The principle expounded in Article 11 of the convention is a precursor both of the most important principle in the UN Charter, Article 2's prohibition of the acquisition of territory by war, and of UN Security Council Resolution 242, which is explicitly premised on the inadmissibility of the acquisition of territory by war. The applicability of Article 11 of the convention to Palestine is clear and requires no commentary.
While, in recent years, the conduct of the United States of America outside its borders has not been noticeably restrained by legal concerns of either a domestic or an international nature, it is worth noting that the Montevideo Convention of 1933, as a ratified treaty that has not been renounced, has the status of domestic law in the United States. Both domestic and international law require the US government to respect and observe its provisions, which are not subject to any geographical qualifications or limits.
Under both the criteria of the Montevideo Convention and the more restrictive criteria of recent customary international law, the State of Palestine exists - now. Its existence does not require Israeli consent or American recognition. It is a reality that must no longer be ignored.
It is no secret that many long-time friends of the Palestinian people and cause (myself included) have concluded in recent years that a decent two-state solution was no longer conceivable and that the Palestinian people should henceforth take their inspiration from Martin Luther King, Jr., and Nelson Mandela and pursue, by strictly nonviolent means, the full rights of citizenship in a single democratic state with equal rights and dignity for all.
At least for me, this calculation has been changed by the current strategic decision of the Palestinian leadership in Ramallah to break free from a so-called "peace process" which has been cynically manipulated to perpetuate "process" and prevent peace and to rely instead on the United Nations, international law and the support of decent people around the world by seeking diplomatic recognition of the State of Palestine by a large majority of the world's states, comprising an overwhelming majority of the world's people, prior to applying for full member-state status at the United Nations this September.

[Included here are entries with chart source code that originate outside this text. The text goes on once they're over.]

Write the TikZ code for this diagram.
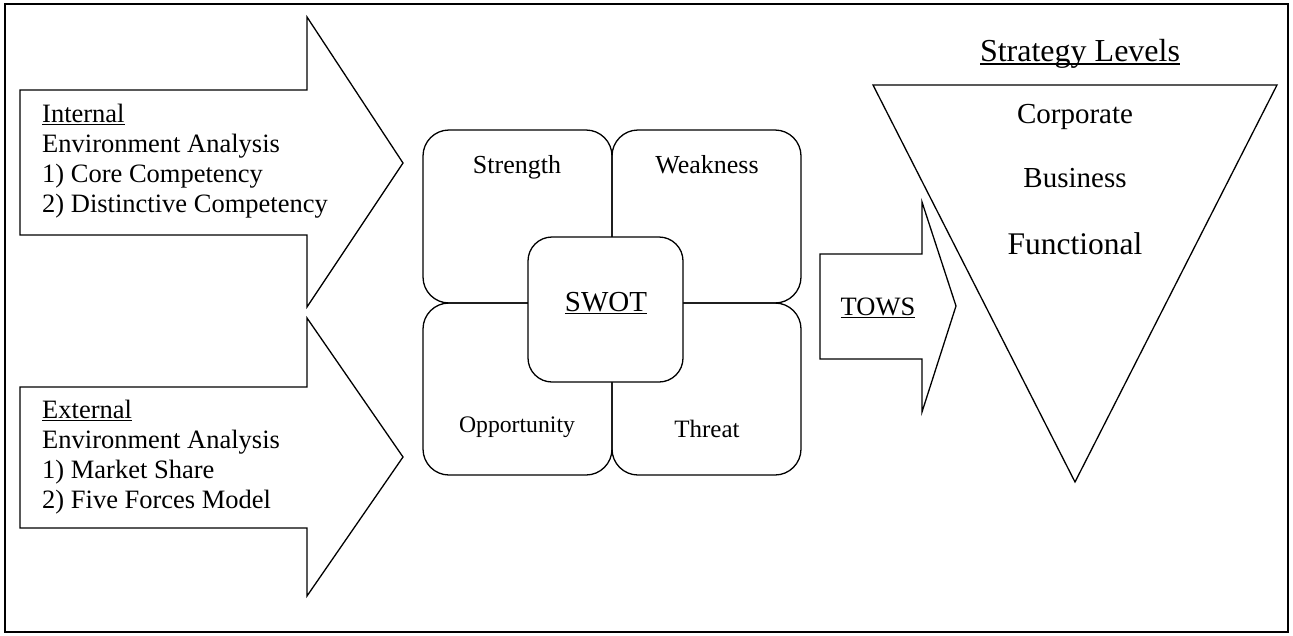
\documentclass[tikz,border=0pt]{standalone}
\usepackage{fontspec}
\setmainfont{Liberation Serif}
\newcommand\myul[1]{\setbox0\hbox{#1}\rlap{\rule[-0.12em]{\wd0}{0.055em}}\box0}
\newcommand\fs[1]{\fontsize{#1}{30}\selectfont}
\begin{document}
\begin{tikzpicture}[x=1pt,y=-1pt,
  shp/.style={draw, line width=1.3pt, line join=miter, fill=white},
  quad/.style={draw, line width=1.3pt, rounded corners=26pt, rectangle, inner sep=0pt},
  lbl/.style={anchor=base, inner sep=0pt},
  blk/.style={anchor=base west, inner sep=0pt, font=\fs{26.5}}]
\useasboundingbox (0,0) rectangle (1293,635);
\draw[line width=2pt] (5,4) rectangle (1288,632);
% left arrows
\draw[shp] (20,90) -- (307,90) -- (307,17) -- (403,163) -- (307,307) -- (307,235) -- (20,235) -- cycle;
\draw[shp] (20,387) -- (307,387) -- (307,318) -- (403,457) -- (307,596) -- (307,528) -- (20,528) -- cycle;
\node[blk] (i1) at (42,122) {\myul{Internal}};
\node[blk] (i2) at (42,152) {Environment Analysis};
\node[blk] (i3) at (42,182) {1) Core Competency};
\node[blk] (i4) at (42,212) {2) Distinctive Competency};
\node[blk] (e1) at (42,418) {\myul{External}};
\node[blk] (e2) at (42,448) {Environment Analysis};
\node[blk] (e3) at (42,478) {1) Market Share};
\node[blk] (e4) at (42,508) {2) Five Forces Model};
% SWOT quadrants
\node[quad, minimum width=189pt, minimum height=173pt] (S) at (517.5,216.5) {};
\node[quad, minimum width=189pt, minimum height=173pt] (W) at (706.5,216.5) {};
\node[quad, minimum width=189pt, minimum height=172pt] (O) at (517.5,389) {};
\node[quad, minimum width=189pt, minimum height=172pt] (T) at (706.5,389) {};
\node[quad, fill=white, rounded corners=24pt, minimum width=155pt, minimum height=145pt] (C) at (605.5,309.5) {};
\node[lbl, font=\fs{26}] (st) at (517,173) {Strength};
\node[lbl, font=\fs{26}] (wt) at (707,173) {Weakness};
\node[lbl, font=\fs{23.7}] (ot) at (517,432) {Opportunity};
\node[lbl, font=\fs{25}] (tt) at (707,437) {Threat};
\node[lbl, font=\fs{29}] (ct) at (606,311) {\myul{SWOT}};
% TOWS arrow
\draw[shp] (820,254) -- (922,254) -- (922,202) -- (956,306) -- (922,412) -- (922,359) -- (820,359) -- cycle;
\node[lbl, font=\fs{26.5}] (tows) at (878,315) {\myul{TOWS}};
% triangle
\draw[shp] (873,85) -- (1277,85) -- (1075,482) -- cycle;
\node[lbl, font=\fs{32}] (sl) at (1080,61) {\myul{Strategy Levels}};
\node[lbl, font=\fs{29}] (cor) at (1075,123) {Corporate};
\node[lbl, font=\fs{29}] (bus) at (1075,187) {Business};
\node[lbl, font=\fs{31.5}] (fun) at (1075,254) {Functional};
\end{tikzpicture}
\end{document}
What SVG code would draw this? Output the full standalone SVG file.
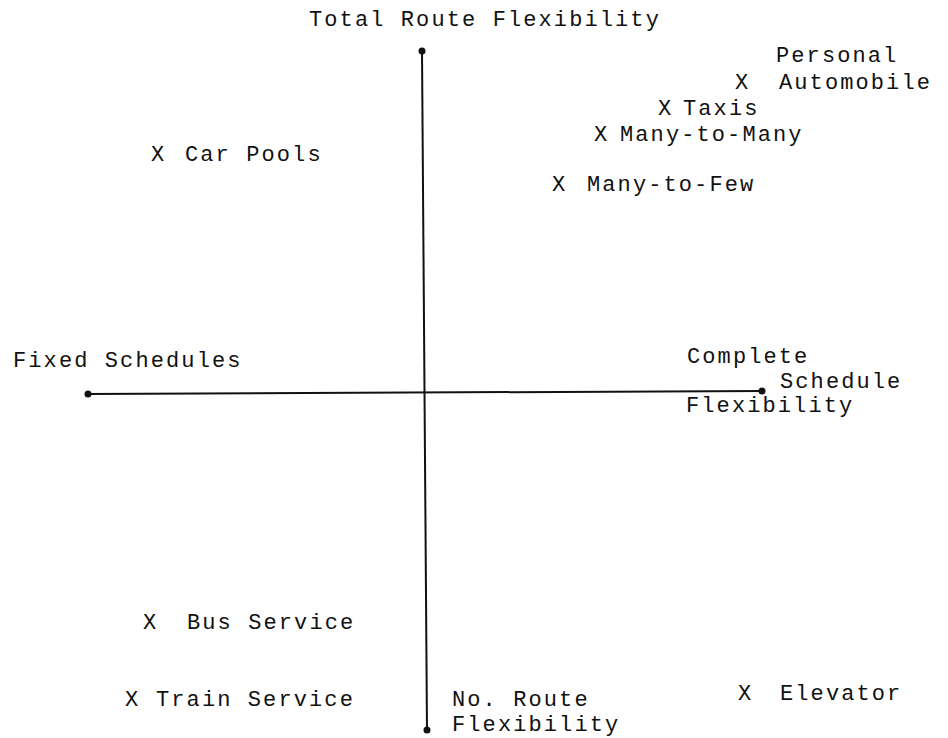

Seven of the nine South American states that have recognized the State of Palestine since December have recognized the state explicitly within its full pre-1967 borders. If Palestine, within its full pre-1967 borders, were a UN member state, not simply "the occupied territories," the end of the occupation and peace with some measure of justice, even if not imminent, would instantly become a question of "when," no longer of "whether." The writing would be clearly on the wall.
The Holy Land is rumored to have been the site of miraculous resurrections. The current Palestinian strategy offers the last, best hope of raising the two-state solution from the dead and making it a reality in a form that offers not simply a restructured and renamed occupation but genuine liberation and some measure of justice.
Decent people everywhere should do everything in their power to make this last-chance strategy succeed. If it does succeed, a huge debt of gratitude will be owed to the governments and people of South America, who, by their well-timed recognitions of the State of Palestine, have given this strategy credibility, momentum and hope.
Whitbeck is a Paris-based international lawyer who has advised the Palestinian negotiating team in negotiations with Israel.